■ **EXERCISE DETAILS**
Every line below is to be copied exactly, with the pictures left out.

■ **DATA EXTRACT**
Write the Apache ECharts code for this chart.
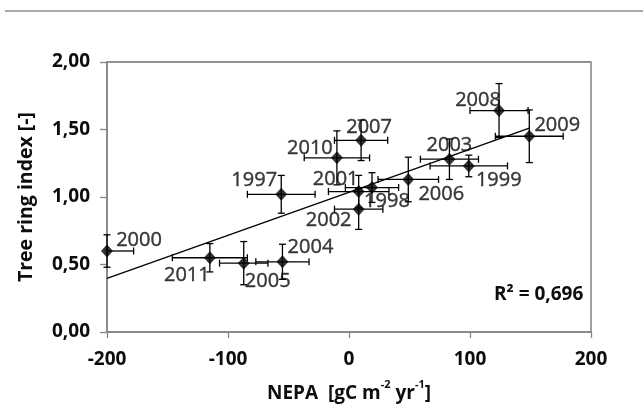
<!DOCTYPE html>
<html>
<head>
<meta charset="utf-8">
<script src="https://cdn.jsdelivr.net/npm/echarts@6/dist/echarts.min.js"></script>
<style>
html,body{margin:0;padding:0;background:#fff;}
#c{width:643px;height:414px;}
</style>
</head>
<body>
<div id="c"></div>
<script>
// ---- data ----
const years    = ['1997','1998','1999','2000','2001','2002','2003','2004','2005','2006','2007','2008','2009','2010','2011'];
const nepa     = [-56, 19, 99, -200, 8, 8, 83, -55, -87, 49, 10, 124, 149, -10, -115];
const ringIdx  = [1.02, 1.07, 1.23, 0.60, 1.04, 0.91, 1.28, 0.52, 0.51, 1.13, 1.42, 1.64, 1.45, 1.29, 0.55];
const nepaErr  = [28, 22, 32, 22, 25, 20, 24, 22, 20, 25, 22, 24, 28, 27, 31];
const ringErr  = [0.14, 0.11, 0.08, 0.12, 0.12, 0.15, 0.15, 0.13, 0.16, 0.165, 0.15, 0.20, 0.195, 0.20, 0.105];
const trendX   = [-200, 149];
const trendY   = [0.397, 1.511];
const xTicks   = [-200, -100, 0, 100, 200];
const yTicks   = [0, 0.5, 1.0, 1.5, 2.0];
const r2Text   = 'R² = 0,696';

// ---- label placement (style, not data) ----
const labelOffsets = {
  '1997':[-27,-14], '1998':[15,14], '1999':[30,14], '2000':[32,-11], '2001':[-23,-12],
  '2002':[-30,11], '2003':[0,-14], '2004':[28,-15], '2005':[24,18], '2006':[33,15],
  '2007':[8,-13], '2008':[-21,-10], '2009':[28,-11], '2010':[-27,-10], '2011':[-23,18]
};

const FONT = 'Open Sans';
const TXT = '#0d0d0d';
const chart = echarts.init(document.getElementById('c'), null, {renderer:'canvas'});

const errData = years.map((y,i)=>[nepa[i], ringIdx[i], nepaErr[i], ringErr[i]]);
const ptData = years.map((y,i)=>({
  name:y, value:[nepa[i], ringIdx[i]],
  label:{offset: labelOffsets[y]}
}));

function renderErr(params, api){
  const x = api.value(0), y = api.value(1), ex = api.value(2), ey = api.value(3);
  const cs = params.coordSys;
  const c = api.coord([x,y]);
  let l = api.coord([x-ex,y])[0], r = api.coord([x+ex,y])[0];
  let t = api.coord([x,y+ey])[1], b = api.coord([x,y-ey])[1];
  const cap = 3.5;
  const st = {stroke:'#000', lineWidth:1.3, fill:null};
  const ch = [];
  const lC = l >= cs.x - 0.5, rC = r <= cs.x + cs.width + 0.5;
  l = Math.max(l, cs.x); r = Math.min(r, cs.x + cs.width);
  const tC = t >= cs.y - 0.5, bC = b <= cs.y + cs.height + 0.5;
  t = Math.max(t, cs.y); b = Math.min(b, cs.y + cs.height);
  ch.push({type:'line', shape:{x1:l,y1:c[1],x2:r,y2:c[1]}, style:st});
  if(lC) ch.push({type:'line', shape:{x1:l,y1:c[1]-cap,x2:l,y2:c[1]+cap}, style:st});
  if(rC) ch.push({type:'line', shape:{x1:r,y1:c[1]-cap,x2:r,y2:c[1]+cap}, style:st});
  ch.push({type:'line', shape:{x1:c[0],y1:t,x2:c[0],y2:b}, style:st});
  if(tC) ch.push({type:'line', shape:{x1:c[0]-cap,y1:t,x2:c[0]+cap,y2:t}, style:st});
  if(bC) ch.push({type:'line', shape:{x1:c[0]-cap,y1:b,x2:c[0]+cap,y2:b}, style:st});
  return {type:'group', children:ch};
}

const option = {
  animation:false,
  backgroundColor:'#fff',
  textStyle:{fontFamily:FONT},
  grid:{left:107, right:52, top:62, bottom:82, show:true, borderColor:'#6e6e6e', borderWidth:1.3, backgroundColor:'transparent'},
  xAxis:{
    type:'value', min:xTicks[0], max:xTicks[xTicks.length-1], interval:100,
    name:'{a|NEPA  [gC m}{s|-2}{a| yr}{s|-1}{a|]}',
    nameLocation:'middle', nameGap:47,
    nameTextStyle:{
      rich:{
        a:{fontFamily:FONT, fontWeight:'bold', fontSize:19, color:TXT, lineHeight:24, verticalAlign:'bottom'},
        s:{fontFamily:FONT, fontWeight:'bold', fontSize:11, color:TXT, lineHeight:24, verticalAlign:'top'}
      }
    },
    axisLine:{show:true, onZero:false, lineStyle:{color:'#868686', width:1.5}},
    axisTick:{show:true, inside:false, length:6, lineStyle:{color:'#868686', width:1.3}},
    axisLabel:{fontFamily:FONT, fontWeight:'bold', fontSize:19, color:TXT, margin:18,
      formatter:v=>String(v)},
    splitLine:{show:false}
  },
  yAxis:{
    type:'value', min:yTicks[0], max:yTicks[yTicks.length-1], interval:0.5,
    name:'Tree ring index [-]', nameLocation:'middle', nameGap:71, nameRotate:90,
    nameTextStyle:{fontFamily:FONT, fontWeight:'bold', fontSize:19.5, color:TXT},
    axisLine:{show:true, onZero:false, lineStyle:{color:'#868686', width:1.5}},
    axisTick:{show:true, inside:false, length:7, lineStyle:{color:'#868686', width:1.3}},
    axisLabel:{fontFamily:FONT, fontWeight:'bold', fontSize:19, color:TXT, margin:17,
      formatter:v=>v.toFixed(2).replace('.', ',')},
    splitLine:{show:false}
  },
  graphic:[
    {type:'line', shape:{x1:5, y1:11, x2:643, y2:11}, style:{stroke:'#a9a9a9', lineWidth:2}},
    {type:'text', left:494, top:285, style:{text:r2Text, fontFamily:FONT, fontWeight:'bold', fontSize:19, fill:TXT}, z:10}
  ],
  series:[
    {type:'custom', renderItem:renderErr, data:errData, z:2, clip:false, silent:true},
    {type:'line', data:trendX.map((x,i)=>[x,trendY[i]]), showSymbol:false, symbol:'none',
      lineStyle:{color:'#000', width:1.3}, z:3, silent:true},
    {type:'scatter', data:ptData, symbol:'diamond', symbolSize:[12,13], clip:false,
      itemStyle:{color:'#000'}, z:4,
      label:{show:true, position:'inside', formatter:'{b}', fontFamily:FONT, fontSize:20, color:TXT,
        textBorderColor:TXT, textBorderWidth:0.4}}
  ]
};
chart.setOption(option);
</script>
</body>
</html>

■ **SOLVED PROBLEM**
Write the Apache ECharts code for this chart.
<!DOCTYPE html>
<html>
<head>
<meta charset="utf-8">
<script src="https://cdn.jsdelivr.net/npm/echarts@6/dist/echarts.min.js"></script>
<style>
html,body{margin:0;padding:0;background:#fff;}
#c{width:643px;height:414px;}
</style>
</head>
<body>
<div id="c"></div>
<script>
// ---- data ----
const years    = ['1997','1998','1999','2000','2001','2002','2003','2004','2005','2006','2007','2008','2009','2010','2011'];
const nepa     = [-56, 19, 99, -200, 8, 8, 83, -55, -87, 49, 10, 124, 149, -10, -115];
const ringIdx  = [1.02, 1.07, 1.23, 0.60, 1.04, 0.91, 1.28, 0.52, 0.51, 1.13, 1.42, 1.64, 1.45, 1.29, 0.55];
const nepaErr  = [28, 22, 32, 22, 25, 20, 24, 22, 20, 25, 22, 24, 28, 27, 31];
const ringErr  = [0.14, 0.11, 0.08, 0.12, 0.12, 0.15, 0.15, 0.13, 0.16, 0.165, 0.15, 0.20, 0.195, 0.20, 0.105];
const trendX   = [-200, 149];
const trendY   = [0.397, 1.511];
const xTicks   = [-200, -100, 0, 100, 200];
const yTicks   = [0, 0.5, 1.0, 1.5, 2.0];
const r2Text   = 'R² = 0,696';

// ---- label placement (style, not data) ----
const labelOffsets = {
  '1997':[-27,-14], '1998':[15,14], '1999':[30,14], '2000':[32,-11], '2001':[-23,-12],
  '2002':[-30,11], '2003':[0,-14], '2004':[28,-15], '2005':[24,18], '2006':[33,15],
  '2007':[8,-13], '2008':[-21,-10], '2009':[28,-11], '2010':[-27,-10], '2011':[-23,18]
};

const FONT = 'Open Sans';
const TXT = '#0d0d0d';
const chart = echarts.init(document.getElementById('c'), null, {renderer:'canvas'});

const errData = years.map((y,i)=>[nepa[i], ringIdx[i], nepaErr[i], ringErr[i]]);
const ptData = years.map((y,i)=>({
  name:y, value:[nepa[i], ringIdx[i]],
  label:{offset: labelOffsets[y]}
}));

function renderErr(params, api){
  const x = api.value(0), y = api.value(1), ex = api.value(2), ey = api.value(3);
  const cs = params.coordSys;
  const c = api.coord([x,y]);
  let l = api.coord([x-ex,y])[0], r = api.coord([x+ex,y])[0];
  let t = api.coord([x,y+ey])[1], b = api.coord([x,y-ey])[1];
  const cap = 3.5;
  const st = {stroke:'#000', lineWidth:1.3, fill:null};
  const ch = [];
  const lC = l >= cs.x - 0.5, rC = r <= cs.x + cs.width + 0.5;
  l = Math.max(l, cs.x); r = Math.min(r, cs.x + cs.width);
  const tC = t >= cs.y - 0.5, bC = b <= cs.y + cs.height + 0.5;
  t = Math.max(t, cs.y); b = Math.min(b, cs.y + cs.height);
  ch.push({type:'line', shape:{x1:l,y1:c[1],x2:r,y2:c[1]}, style:st});
  if(lC) ch.push({type:'line', shape:{x1:l,y1:c[1]-cap,x2:l,y2:c[1]+cap}, style:st});
  if(rC) ch.push({type:'line', shape:{x1:r,y1:c[1]-cap,x2:r,y2:c[1]+cap}, style:st});
  ch.push({type:'line', shape:{x1:c[0],y1:t,x2:c[0],y2:b}, style:st});
  if(tC) ch.push({type:'line', shape:{x1:c[0]-cap,y1:t,x2:c[0]+cap,y2:t}, style:st});
  if(bC) ch.push({type:'line', shape:{x1:c[0]-cap,y1:b,x2:c[0]+cap,y2:b}, style:st});
  return {type:'group', children:ch};
}

const option = {
  animation:false,
  backgroundColor:'#fff',
  textStyle:{fontFamily:FONT},
  grid:{left:107, right:52, top:62, bottom:82, show:true, borderColor:'#6e6e6e', borderWidth:1.3, backgroundColor:'transparent'},
  xAxis:{
    type:'value', min:xTicks[0], max:xTicks[xTicks.length-1], interval:100,
    name:'{a|NEPA  [gC m}{s|-2}{a| yr}{s|-1}{a|]}',
    nameLocation:'middle', nameGap:47,
    nameTextStyle:{
      rich:{
        a:{fontFamily:FONT, fontWeight:'bold', fontSize:19, color:TXT, lineHeight:24, verticalAlign:'bottom'},
        s:{fontFamily:FONT, fontWeight:'bold', fontSize:11, color:TXT, lineHeight:24, verticalAlign:'top'}
      }
    },
    axisLine:{show:true, onZero:false, lineStyle:{color:'#868686', width:1.5}},
    axisTick:{show:true, inside:false, length:6, lineStyle:{color:'#868686', width:1.3}},
    axisLabel:{fontFamily:FONT, fontWeight:'bold', fontSize:19, color:TXT, margin:18,
      formatter:v=>String(v)},
    splitLine:{show:false}
  },
  yAxis:{
    type:'value', min:yTicks[0], max:yTicks[yTicks.length-1], interval:0.5,
    name:'Tree ring index [-]', nameLocation:'middle', nameGap:71, nameRotate:90,
    nameTextStyle:{fontFamily:FONT, fontWeight:'bold', fontSize:19.5, color:TXT},
    axisLine:{show:true, onZero:false, lineStyle:{color:'#868686', width:1.5}},
    axisTick:{show:true, inside:false, length:7, lineStyle:{color:'#868686', width:1.3}},
    axisLabel:{fontFamily:FONT, fontWeight:'bold', fontSize:19, color:TXT, margin:17,
      formatter:v=>v.toFixed(2).replace('.', ',')},
    splitLine:{show:false}
  },
  graphic:[
    {type:'line', shape:{x1:5, y1:11, x2:643, y2:11}, style:{stroke:'#a9a9a9', lineWidth:2}},
    {type:'text', left:494, top:285, style:{text:r2Text, fontFamily:FONT, fontWeight:'bold', fontSize:19, fill:TXT}, z:10}
  ],
  series:[
    {type:'custom', renderItem:renderErr, data:errData, z:2, clip:false, silent:true},
    {type:'line', data:trendX.map((x,i)=>[x,trendY[i]]), showSymbol:false, symbol:'none',
      lineStyle:{color:'#000', width:1.3}, z:3, silent:true},
    {type:'scatter', data:ptData, symbol:'diamond', symbolSize:[12,13], clip:false,
      itemStyle:{color:'#000'}, z:4,
      label:{show:true, position:'inside', formatter:'{b}', fontFamily:FONT, fontSize:20, color:TXT,
        textBorderColor:TXT, textBorderWidth:0.4}}
  ]
};
chart.setOption(option);
</script>
</body>
</html>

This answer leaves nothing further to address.